I'd like to think that this goes to show that anybody can build an API (and a
service beneath it). I think the consistent message I've had to deal with
every single day, even as hard as it got sometimes/always, was to not give up.
It's a bit easier now to not give up, but those first few months, when
everything broke and nothing worked, and the night would pass and I'd wake up
to dead robots, were tough.

Lend me your thoughts.

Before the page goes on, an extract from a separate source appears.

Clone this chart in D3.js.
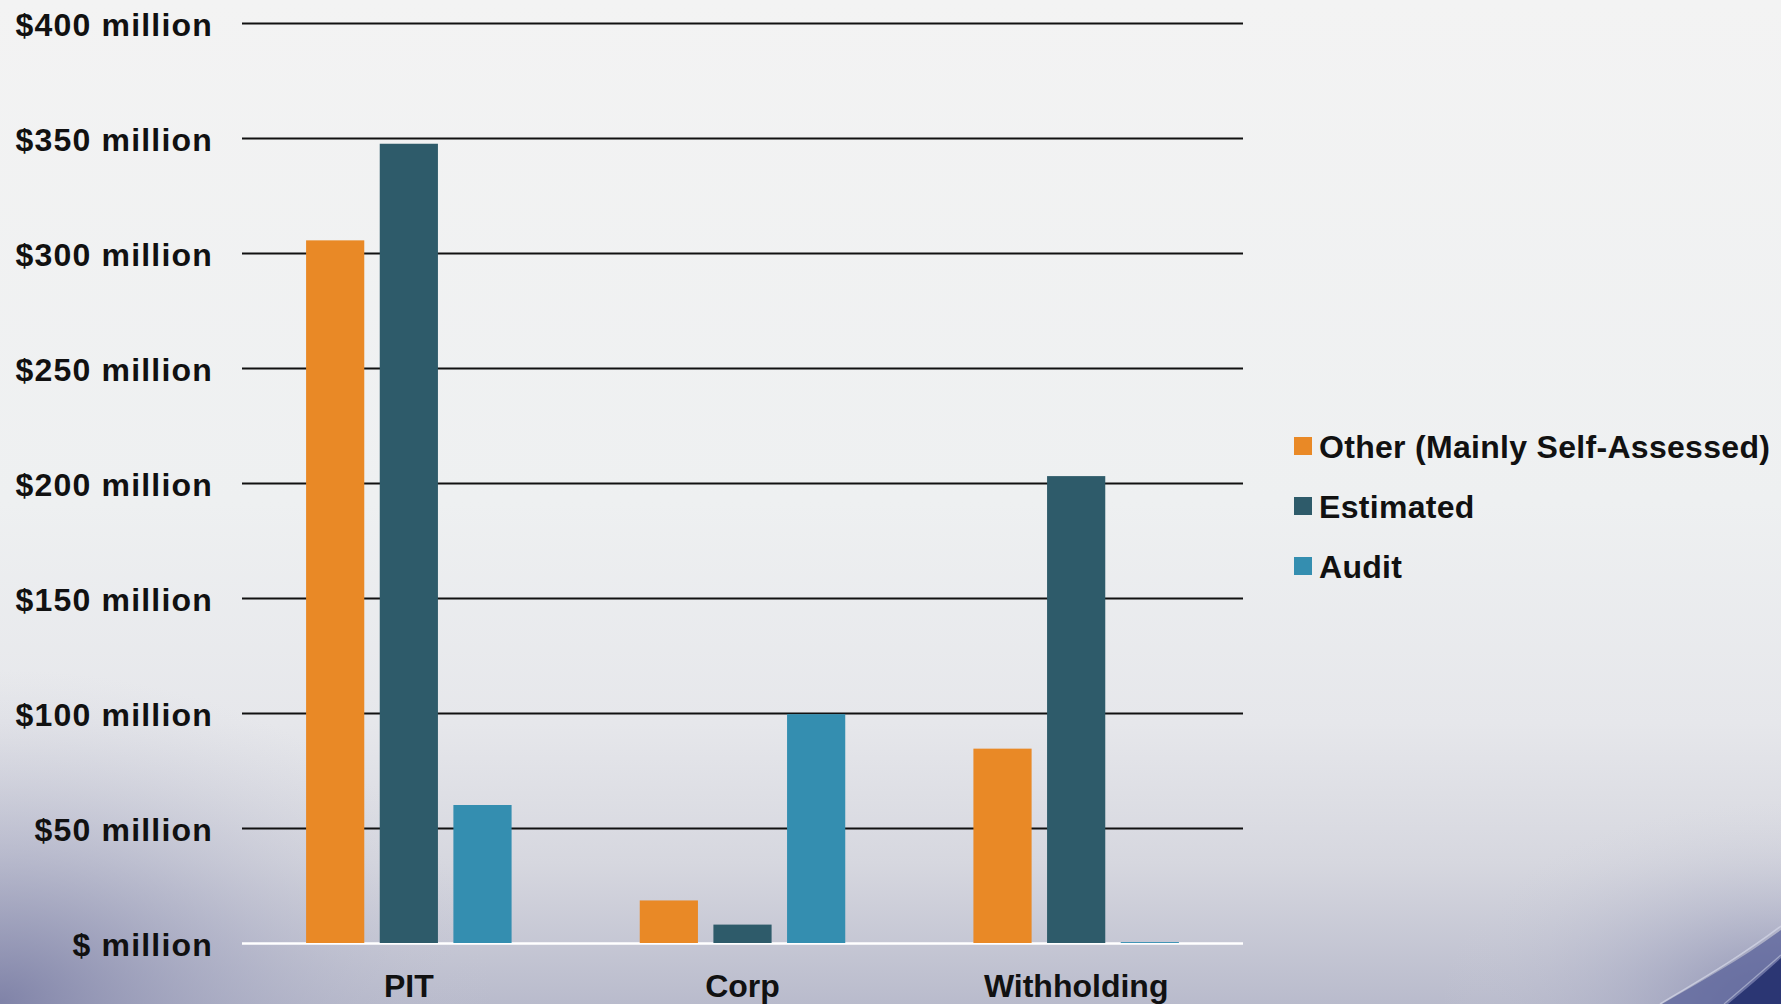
<!DOCTYPE html>
<html>
<head>
<meta charset="utf-8">
<script src="https://cdn.jsdelivr.net/npm/d3@7"></script>
<style>
  html, body { margin: 0; padding: 0; overflow: hidden; background: #f2f2f2; }
  svg { display: block; }
  text { font-family: "Liberation Sans", Arial, sans-serif; font-weight: bold; fill: #111; }
</style>
</head>
<body>
<svg id="chart" width="1781" height="1004"></svg>
<script>
// ---- data ----
const categories = ["PIT", "Corp", "Withholding"];
const seriesNames = ["Other (Mainly Self-Assessed)", "Estimated", "Audit"];
const otherValues = [305.5, 18.5, 84.5];
const estimatedValues = [347.5, 8, 203];
const auditValues = [60, 99.5, 0.4];
const yTicks = [0, 50, 100, 150, 200, 250, 300, 350, 400];
const seriesColors = ["#e98926", "#2e5b6a", "#348eb0"];

const seriesValues = [otherValues, estimatedValues, auditValues];

const W = 1781, H = 1004;
const plot = { left: 242, right: 1243, top: 23, bottom: 943 };
const svg = d3.select("#chart");

// ---- background ----
const defs = svg.append("defs");
const lg = defs.append("linearGradient").attr("id", "bgv").attr("x1", 0).attr("y1", 0).attr("x2", 0).attr("y2", 1);
[[0, "#f3f3f3"], [0.5, "#eef0f1"], [0.72, "#e6e7eb"], [0.86, "#d6d7df"], [1, "#b9bbcc"]]
  .forEach(([o, c]) => lg.append("stop").attr("offset", o).attr("stop-color", c));
const rg = defs.append("radialGradient").attr("id", "bgbl").attr("cx", 0).attr("cy", 1).attr("r", 0.55)
  .attr("gradientTransform", "scale(1,1.2) translate(0,-0.17)");
[[0, "#7d80a6", 0.95], [0.5, "#9ea1bd", 0.45], [1, "#c8c9d6", 0]]
  .forEach(([o, c, op]) => rg.append("stop").attr("offset", o).attr("stop-color", c).attr("stop-opacity", op));
const rg2 = defs.append("radialGradient").attr("id", "bgbr").attr("cx", 1).attr("cy", 1).attr("r", 0.5);
[[0, "#8488ad", 0.9], [0.5, "#a7aac4", 0.4], [1, "#cfd0db", 0]]
  .forEach(([o, c, op]) => rg2.append("stop").attr("offset", o).attr("stop-color", c).attr("stop-opacity", op));

svg.append("rect").attr("width", W).attr("height", H).attr("fill", "url(#bgv)");
svg.append("rect").attr("x", 0).attr("y", 500).attr("width", 900).attr("height", 504).attr("fill", "url(#bgbl)");
svg.append("rect").attr("x", 1100).attr("y", 600).attr("width", 681).attr("height", 404).attr("fill", "url(#bgbr)");
// swoosh bottom right
svg.append("path")
  .attr("d", "M1781,930 C1740,960 1700,982 1662,1004 L1781,1004 Z")
  .attr("fill", "#5a6199").attr("opacity", 0.75);
svg.append("path")
  .attr("d", "M1781,958 C1762,975 1745,990 1728,1004 L1781,1004 Z")
  .attr("fill", "#2b3673");
svg.append("path")
  .attr("d", "M1781,926 C1740,957 1700,980 1660,1004")
  .attr("fill", "none").attr("stroke", "#d3d6e6").attr("stroke-width", 1.5).attr("opacity", 0.75);
svg.append("path")
  .attr("d", "M1781,955 C1760,973 1742,989 1724,1004")
  .attr("fill", "none").attr("stroke", "#c2c6dc").attr("stroke-width", 1.2).attr("opacity", 0.6);

// ---- scales ----
const x0 = d3.scaleBand().domain(categories).range([plot.left, plot.right]).paddingInner(0).paddingOuter(0);
const x1 = d3.scaleBand().domain(seriesNames).range([0, x0.bandwidth()]).paddingInner(0.21).paddingOuter(0.87);
const y = d3.scaleLinear().domain([0, 400]).range([plot.bottom, plot.top]);
const color = d3.scaleOrdinal().domain(seriesNames).range(seriesColors);

// ---- gridlines ----
const grid = svg.append("g").attr("transform", `translate(${plot.left},0)`)
  .call(d3.axisRight(y).tickValues(yTicks).tickSize(plot.right - plot.left).tickFormat(""));
grid.select(".domain").remove();
grid.selectAll(".tick line")
  .attr("stroke", d => d === 0 ? "#ffffff" : "#111111")
  .attr("stroke-width", d => d === 0 ? 2.5 : 2.2);

// ---- bars ----
const groups = svg.append("g").selectAll("g").data(categories).join("g")
  .attr("transform", d => `translate(${x0(d)},0)`);
groups.selectAll("rect")
  .data((c, ci) => seriesNames.map((s, si) => ({ s, v: seriesValues[si][ci] })))
  .join("rect")
  .attr("x", d => x1(d.s))
  .attr("width", x1.bandwidth())
  .attr("y", d => y(d.v))
  .attr("height", d => y(0) - y(d.v))
  .attr("fill", d => color(d.s));

// ---- y labels ----
const yAxis = svg.append("g").attr("transform", `translate(${plot.left},0)`)
  .call(d3.axisLeft(y).tickValues(yTicks).tickSize(0).tickPadding(29)
    .tickFormat(d => d === 0 ? "$ million" : `$${d} million`));
yAxis.select(".domain").remove();
yAxis.selectAll("text")
  .attr("fill", "#111").style("font-size", "32px").style("font-weight", "bold")
  .style("font-family", '"Liberation Sans", Arial, sans-serif')
  .style("letter-spacing", "1.2px").attr("dy", "0.38em");

// ---- x labels ----
const xAxis = svg.append("g").attr("transform", `translate(0,${plot.bottom})`)
  .call(d3.axisBottom(x0).tickSize(0).tickPadding(31));
xAxis.select(".domain").remove();
xAxis.selectAll("text")
  .attr("fill", "#111").style("font-size", "32px").style("font-weight", "bold")
  .style("font-family", '"Liberation Sans", Arial, sans-serif');

// ---- legend ----
const legend = svg.append("g").selectAll("g").data(seriesNames).join("g")
  .attr("transform", (d, i) => `translate(1294,${446 + i * 60})`);
legend.append("rect").attr("x", 0).attr("y", -9).attr("width", 18).attr("height", 18)
  .attr("fill", d => color(d));
legend.append("text").attr("x", 25).attr("y", 0).attr("dy", "0.36em")
  .style("font-size", "32px").style("letter-spacing", "0.3px").text(d => d);
</script>
</body>
</html>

I'd love to hear feedback so I can make this
API/service better and improve my own education in the process.

------
rkalla
NewsBlur (first time trying it) is such a polished experience with all the
little bells and whistles of a seasoned Apple app that I am having a very hard
time believing that you are a single developer and not 6, full time, seasoned
UX designers and programmers all rolled into one.

For what it's worth, NewsBlur is _so_ polished, when I went to add a feed to
my account I thought to myself: "Shit, I bet this guy will auto-complete the
feed URL from well-known feeds" ... then when I popped up the dialog I thought
"wow, that is a really big stretch for me to assume/hope for that... I'll cut
him some slack if it doesn't.

Of course, it did and I had a little smirk on my face and mumbled "Damn, this
guy is good".

No idea what you have planned for the future, but I imagine NewsBlur is one of
many-to-be-aquired ventures you will create.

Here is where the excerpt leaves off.